La perra a la que quiso más que su amante
Después de Prinz vinieron otros tres perros, nuevamente pastores alemanes, hasta que llegó el “gran amor” canino de la vida del Führer: una hembra de esta raza llamada Blondi (“rubia”) que le regaló en 1941 Martin Bormann, uno de los jerarcas del partido nazi, cuando todavía era una cachorra. Blondi es la más famosa de los perros que tuvo Hitler y la llevaba casi siempre consigo, incluso al búnker de Berlín que fue la tumba de ambos.
Su predilección por la perra contrastaba con la crueldad que mostraba hacia buena parte de la humanidad. Hitler le permitía incluso dormir en su cama y dedicaba su escaso tiempo libre a presumir ante sus invitados de los trucos que sabía hacer, aunque no se los había enseñado él sino Fritz Tornow, un oficial del ejército que se ocupaba de adiestrar a los perros del Führer. Las malas lenguas decían que era más cariñoso con ella que con su propia amante, Eva Braun, de quien decían que odiaba a Blondi, a la que al parecer pegaba si tenía la ocasión.
Pero ese cariño no salvó a Blondi de una muerte prematura: en 1945, cuando las tropas soviéticas entraban en Berlín y la derrota ya era evidente, Hitler prefirió que su perra muriera con él antes de permitir que cayera en manos de sus enemigos.

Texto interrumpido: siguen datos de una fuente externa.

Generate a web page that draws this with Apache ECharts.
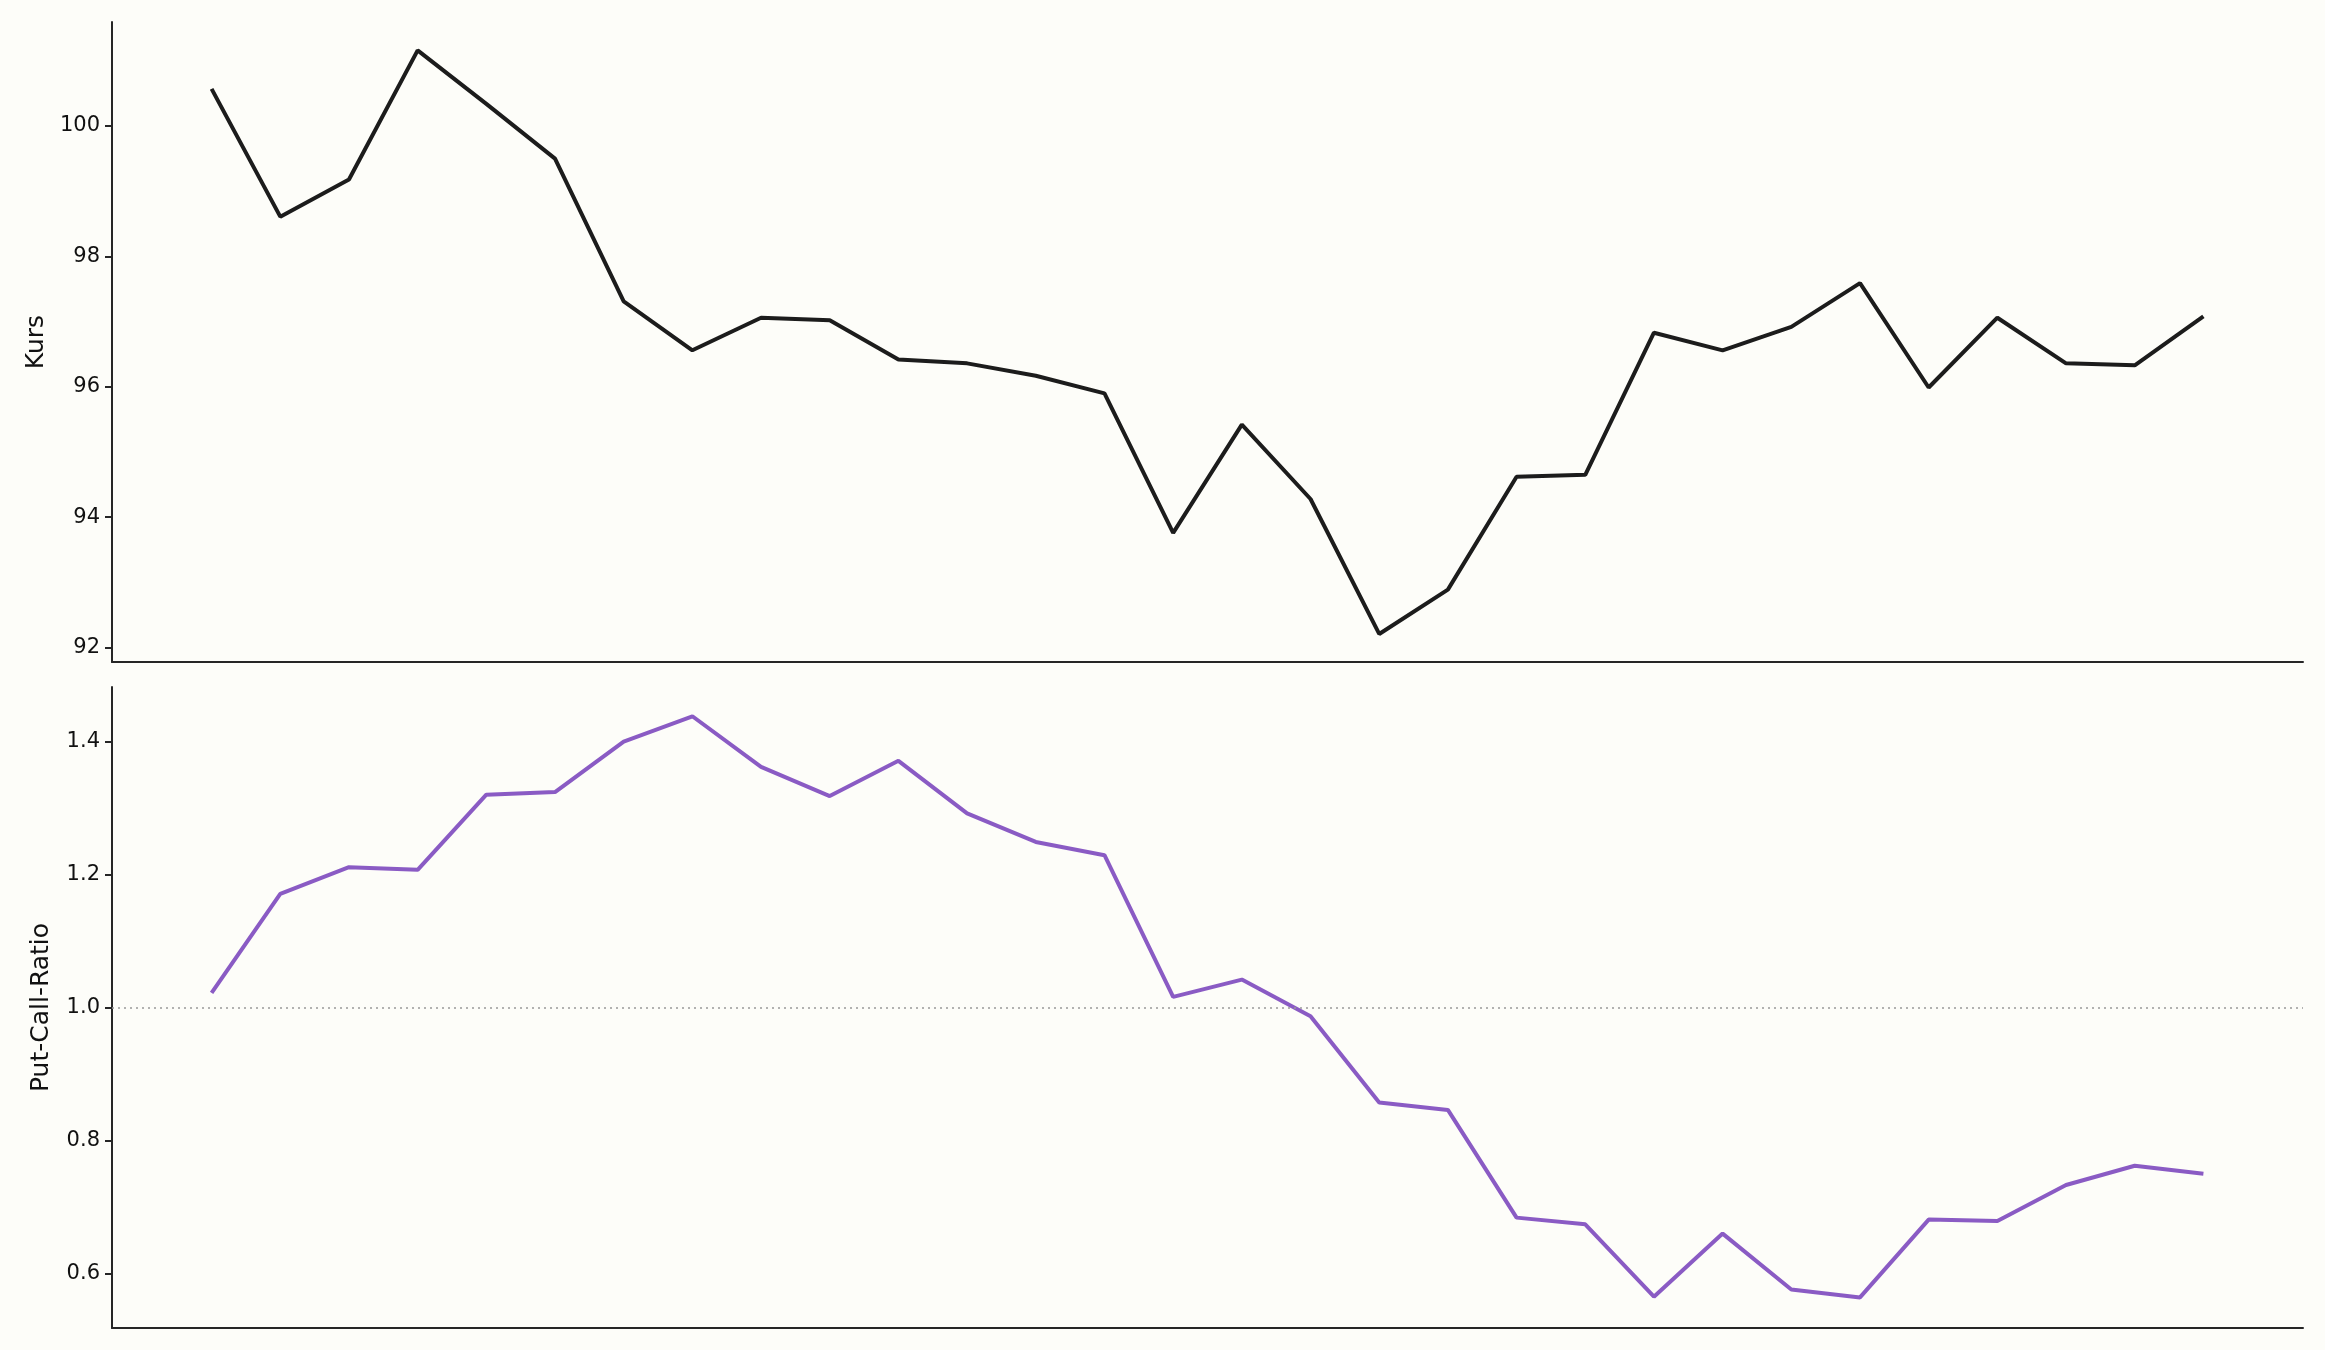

Blondi fue el “sujeto de prueba” de las cápsulas de cianuro que se habían preparado para el propio Hitler y sus más leales seguidores que decidieron quedarse con él en el búnker hasta el final. Sus cachorros tampoco se salvaron y fueron ejecutados a tiros por el propio Tornow. Según parece, a pesar de que lo había ordenado él mismo, la muerte de Blondi terminó de destruir el escaso equilibrio mental que restaba en Hitler.

Hitler con Blondi y Eva Braun
Hitler con Blondi y Eva Braun, quien sostiene a uno de sus terriers escoceses.
Foto: Bundesarchiv (CC)
¿Amor o propaganda?
Al margen del amor que pudiese genuinamente sentir por sus mascotas, Hitler apreciaba a los perros por un rasgo en particular: su lealtad. Siendo un hombre que se fiaba de muy pocas personas y que era cariñoso con aún menos de ellas, encontraba en la naturaleza canina la seguridad y la devoción que a su parecer le debían las personas.
La propaganda nazi supo utilizar hábilmente esta rara faceta afectuosa de su líder para dar una imagen más amable de un hombre que en público solía mostrarse iracundo, incluso cuando se dirigía a sus seguidores. Por otra parte, la lealtad y la obediencia de los pastores alemanes encarnaba el ideal de devoción al Reich que profesaba el nazismo, y al ser una raza considerada “pura” (por su semejanza con los lobos y, sobre todo, por ser alemana) casaba muy bien con las ideas raciales del régimen.
Los estudiosos de Hitler están divididos sobre si el amor que profesaba por sus perros era sincero o si era una forma de paliar sus inseguridades: ciertamente, resulta incómodo o cuanto menos extraño encontrar un lado amable a uno de los personajes más terroríficos del siglo XX.